LEADER TIMES WEEKEND RELIGION COLUMN FOR
December 6, 2014 by William H. Scarle, Jr. 813-835-0129
Yes, Virginia, there is a Santa Clause, but he was not born at the North Pole. He was born at Patara, which is on the southern coast of what is today Turkey. The date was March 15, 270 AD. At the time this area was the Roman province of Asia. He was a Greek and was raised in a Greek Orthodox Christian home. His parents died while he was young and he was adopted by his uncle who was the Bishop of Patara.
He became the Pastor of the Greek Church at Myra which is close by Patara on the southern sea coast of Asia. Evidence shows he was one of the clergy present at the Council of Nicaea in 325 AD. He died on December 6 in 343 AD at the age of 73.
Nicholas of Myra was known throughout the Eastern Church as a generous and loving pastor. There are probably more churches named for him than any other early Christian. However, his actual life story has been hard to reconstruct due to the lack of written sources. He was originally buried at Myra. However, when the Moslems conquered the area it hindered pilgrimage to his burial site. There was also fear that his grave would be desecrated. In 1087 his bones were taken by force to the city of Bari, a seaside city on the southern coast of Italy. There they reposed until 1953.
In that year a large scale renovation process was begun at the church at Bari and the Vatican requested that during the restoration process the bones of the saint be examined. The task was entrusted to Luigi Martino, the anatomy professor from the University of Bari. Martino took thousands of detailed measurements and x-ray photographs of the remains. However, the technology was not available in 1953 to do an authentic reconstruction of the patron of Christmas.

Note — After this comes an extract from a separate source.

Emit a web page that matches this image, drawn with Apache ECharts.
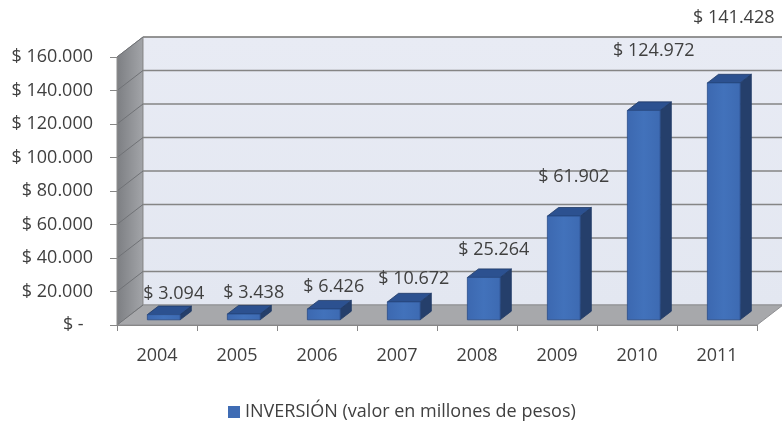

By 2004 the imaging technology was available. Caroline Wilkinson of the University of Manchester, England took the data faithfully recorded by Martino and did a digital reconstruction of Saint Nicholas’ face and head. The data retrieved was used in a BBC documentary.
The bones revealed that Nicholas was an elderly man, well over sixty. He was approximately five feet ten inches tall. He probably suffered from arthritis which gives me some semblance to the great man.
The oldest visual image available of Saint Nicholas of Myra is dated somewhere between the mid-600s and the mid-700s. It was discovered at Saint Catherine’s Monastery in the Sinai. Many of the icons and artistic renderings of this early period of Church history have been destroyed due to the iconoclastic movement of the eighth and ninth centuries. Added to this were the Fourth Crusade and the plundering of the Arab Moslems. Saint Catherine’s is in the wilderness of Sinai and fortunately escaped much of these destructive forces.
It is clear from this portrait that Nicholas was a man of ministry. He holds the book of the Gospels signifying his Christian orthodoxy and his hand extended in blessing speaks of his pastoral concern.
For those interested in reading an authoritative history of Nicholas of Myra I would recommend “THE SAINT WHO WOULD BE SANTA CLAUSE” by Adam C. English (2012).
One Pastor’s loving spirit has persisted through the years in the traditions associated with Santa Clause. It is to be hoped that we will not lose it completely in the materialism of our time and culture.